Fábulas morales
Stephen Crane (1871-1900), tras una vida desordenada y considerablemente crapulosa -bajos fondos neoyorquinos, naufragio y salvación, enfrentamientos con la policía, miles de deudas-, murió joven y arrastró tras de sí la aureola de una genialidad no consumada. Henry James y Joseph Conrad le honraron con su amistad y le admiraron como escritor, tanto como la crítica estadounidense e inglesa había admirado su célebre novela La roja insignia del valor (1895) (con Balzac y hasta con Tolstói le compararon). Ford Madox Ford, mucho tiempo después, en 1936, le atribuyó un papel esencial en la renovación de la narrativa angloamericana.
¿Y como poeta? También en ese aspecto jugó un interesante papel puesto que sus poemas supusieron una reacción contra la poesía de larga tradición romántica que aún dominaba en Estados Unidos a finales del XIX. Contra esos modos sentimentales y elegiacos, de victoriano sabor, se alzó el estilo depurado y sencillo de este poeta malogrado en quien Pound pudo ver un anticipo de su programa imaginista (recordemos: Des Imagistes, 1914).
LOS JINETES ROJOS
Stephen Crane
Traducción de
Nicolás Suescún
Hiperión. Madrid, 2006
151 páginas. 12 euros
Los jinetes negros (1895)
confirma lo anterior. Breves poemas que a veces muestran una sensibilidad deliciosa, a modo de perlas líricas dotadas de una cierta ingenuidad infantil donde se pone de manifiesto el milagro de la existencia (la existencia como milagro, podríamos decir). Pongamos este ejemplo: "Tres pajaritos en fila / posaban pensativos. / Un hombre pasó cerca del lugar. / (...

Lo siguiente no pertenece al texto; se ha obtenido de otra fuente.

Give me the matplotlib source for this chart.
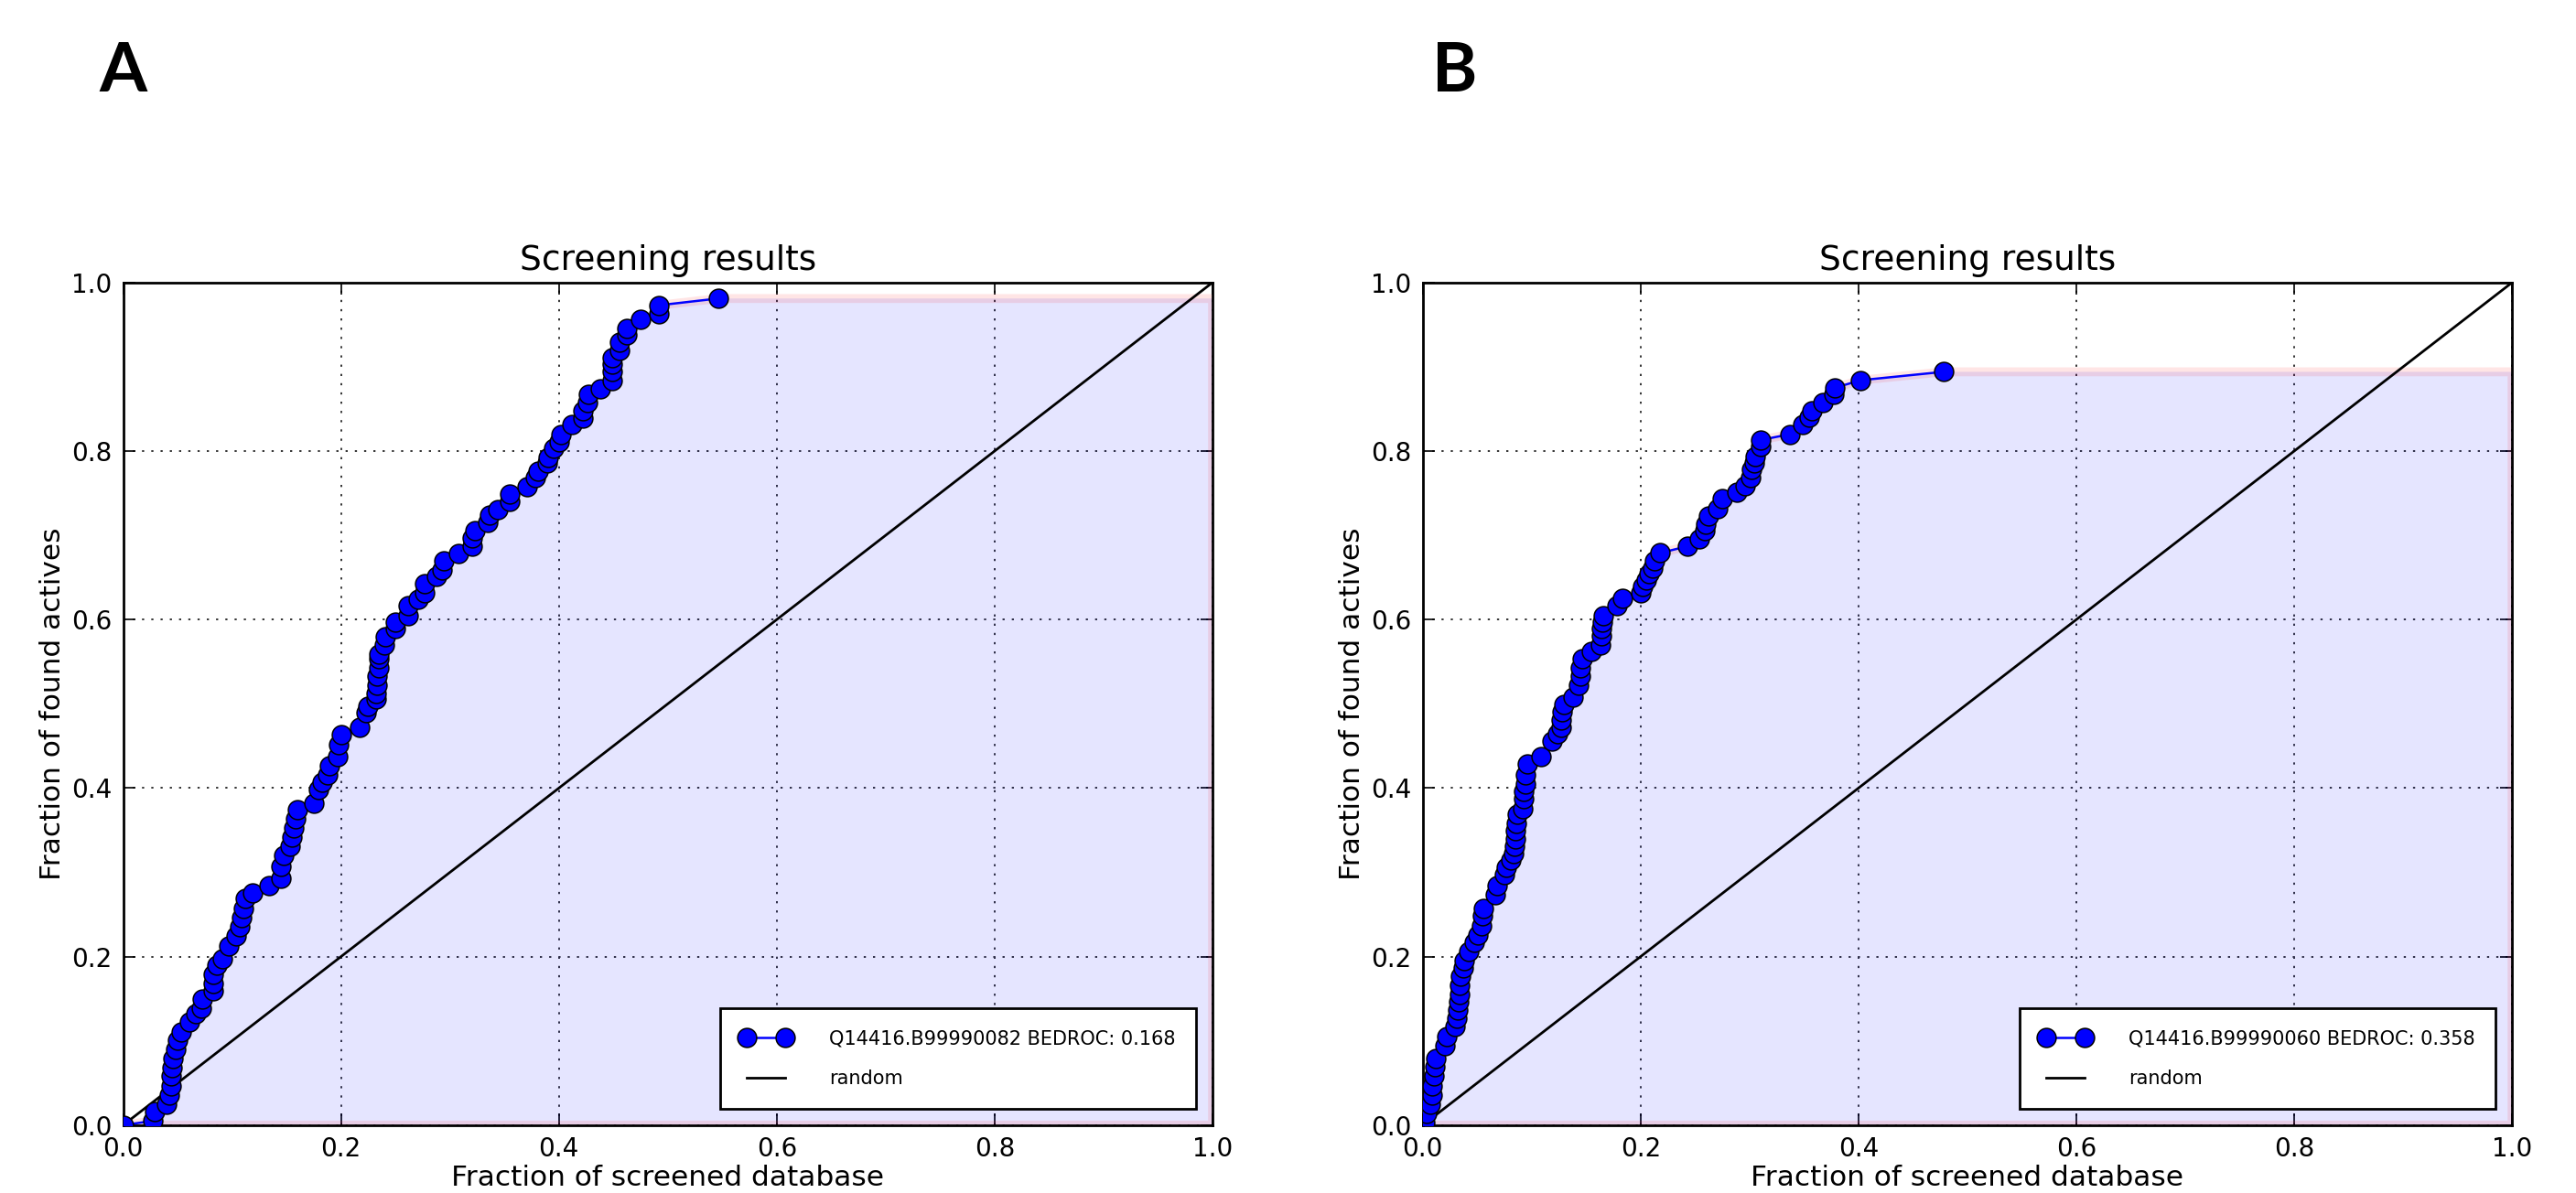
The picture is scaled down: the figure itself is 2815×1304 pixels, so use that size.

) Con arcaicas expresiones / lo observaron. / Eran muy curiosos, / esos pajaritos en fila".
Otras veces -las más- predomina un prosaísmo sentencioso y didáctico, modelado en breves narraciones donde la paradoja bulle para implantar cierto sentido de la verdad no convencional. En momentos deliciosos -los hay más insustanciales- se impone una limpidez cautivadora siempre con un trasfondo rebelde y batallador (no ser como hay que ser, no entender la vida como nos dicen que hay que entenderla). Así, un Dios bueno se expresa en íntimas y suaves melodías (frente a otro que truena fatalmente para imponer su ley): "La voz de Dios susurra en el corazón / tan suave / que el alma hace una pausa, / sin hacer ruido, / y busca con ansia aquellas melodías / distantes, como suspiros, como el más débil aliento
...". Por su parte, la sencillez reclama un lugar frente a los anhelos de grandeza: "¿Por qué luchas por la grandeza, tonto? / Arranca una rama y póntela. / También es suficiente".
A estos delicados sabores hay que añadir el que aporta la vida arrancada antes de tiempo, un inconfundible halo que es la voz secreta del genio malogrado.